C.J. Lin, staff writer at the L.A. Daily News is training for her first marathon, the Honda LA Marathon. You can follow C.J.’s day-to-day progress on her twitter page and watch for her stories in the Los Angeles Daily News.
By C.J. Lin, Staff Writer
Posted: 01/01/2012 01:00:00 AM PST
Part of an occasional series about a novice runner training for the 2012 L.A. Marathon.
A year ago, Zia Hotaki was smoking a pack a week. The farthest he had ever run was a mile, and that was in high school.
A year ago, Danielle Hummel ran a 5K on New Year’s Eve and hated every minute of it. She just couldn’t understand why people liked running. She had signed up for several races and always quit.
Fast forward to today, the first of the new year, and Hotaki has quit smoking and is on his way toward becoming a world-class runner and a triathlete. Hummel already has three races – that she actually enjoyed – under her belt just since October.
The two are training for the L.A. Marathon, and on top of that, are about to tackle pretty serious undertakings: their 2012 New Year’s resolutions.
Starting today, Hummel, 27, is going to work on becoming a United States Running Streak Association member. Which means that for every single day of 2012 she’ll have to run at least one mile, even if she’s sick, injured or feeling lazy.
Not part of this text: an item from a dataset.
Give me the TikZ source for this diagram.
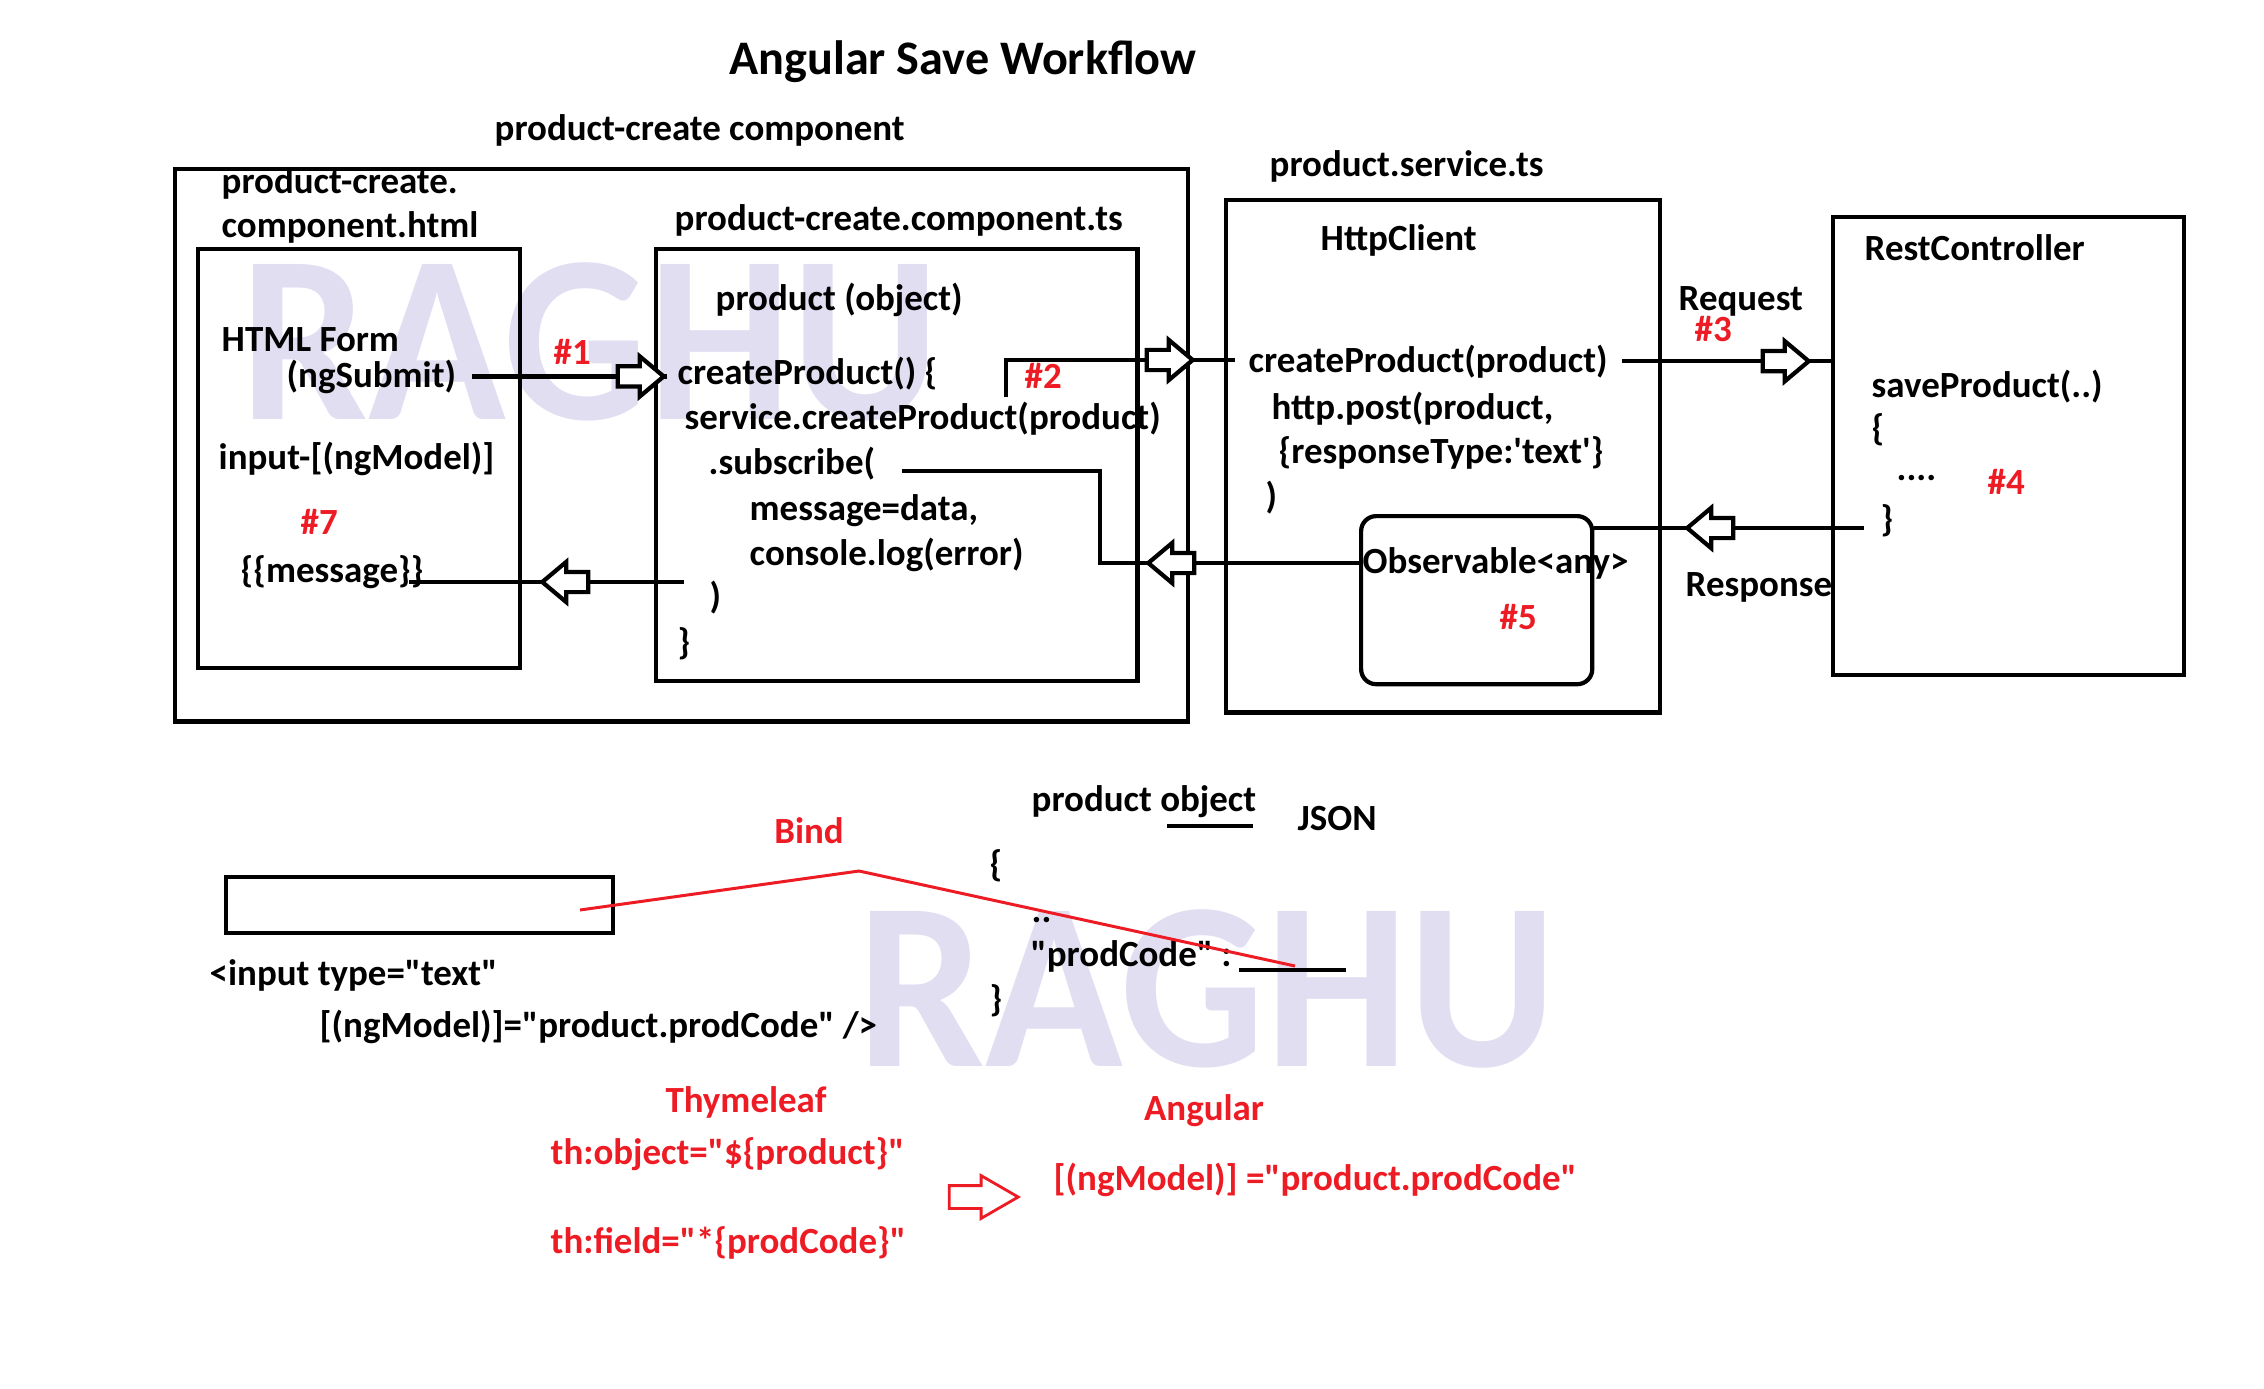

Otherwise, she’ll have to start the streak all over again, and make sure she keeps it up for 365 consecutive days. (She can actually stop on Dec. 30, because it’s a leap year.)
Becoming a member is based on the honor system. Runners don’t get anything but bragging rights upon becoming a member. But even so, Hummel is pretty determined not to cheat.
“I feel like if you cheat, you’re only cheating yourself,” said Hummel, 27, of Burbank. “So I plan to stick with it.”
And then there’s her other resolution – doing a race every single month, including the L.A. Marathon in March.
I’m getting tired just thinking about it.
But Hummel, an art director for an automotive design firm, has been pretty tireless in keeping her 2011 resolution, which was to live the healthiest year of her life.
She did, and this year’s resolution is an expansion of that.
And like Hummel, Hotaki is the healthiest he’s ever been.
The 27-year-old computer security engineer had been weightlifting and felt like he had peaked. At the same time, he quit smoking after about four years for his wife, and needed another stress reliever.
So he began running, and for the first three months, it was hell.
But he kept pushing, and something clicked. And now he’s in the fastest pace group with the L.A. Roadrunners training group in Westlake Village, hoping to finish the L.A. Marathon in less than 3 hours and 30 minutes.
To run the Boston Marathon in April 2013.
It’s not as easy as it sounds. It’s not something that anyone can sign up for, like here in L.A. Boston is the world’s oldest marathon, one of the best-known racing events and a hallowed course for serious runners, who must first qualify at other marathons before being allowed to sign up.
“It’s pretty much like if there was a world championship of running, Boston would be it,” said Hotaki of Woodland Hills.
For Hotaki, he’ll have to run a marathon in less than 3 hours and 5 minutes, which means finishing each mile at a 7:05 minute pace or better. And so he’s going to train for and then hope to beat that time during the Long Beach Marathon in October.
“It’s a good motivating factor to keep on not smoking,” Hotaki said. “It would make all my efforts right now all for naught if I started smoking again. Running is definitely a much bigger passion in my life now rather than smoking.”
And he’s also hoping to get into good enough shape to compete in the Ironman World Championship triathlon in Hawaii in 2013, where he’ll have to first qualify. If he does, he’ll have to swim 2.4 miles in the ocean, bike 115 miles and run 26 miles.
In comparison, my resolution seems measly. But I’m OK with that.
With the injury, the holidays, working overtime and it being colder and getting dark earlier, I had all but given up on training for the last of 2011.
So starting today, I’m going to get serious about training and wake up early if I have to. I just want to finish the L.A. Marathon, even if I’m whining and crawling to the finish line.
I should run with Morgan Lieberman, a 16-year-old soccer player from Calabasas High School also training for the marathon.
“My New Year’s resolution is to be able to find strength and motivation with the people around me,” Morgan said. “When I run, I feel invincible being part of a pack, and hopefully when I run the marathon I can give off positive energy to other people, and they can help me along the way, too.”
I’ll need all the help I can get with my resolution.
But I’m looking on the bright side – this is one resolution that I’ll only have to keep for another 78 days.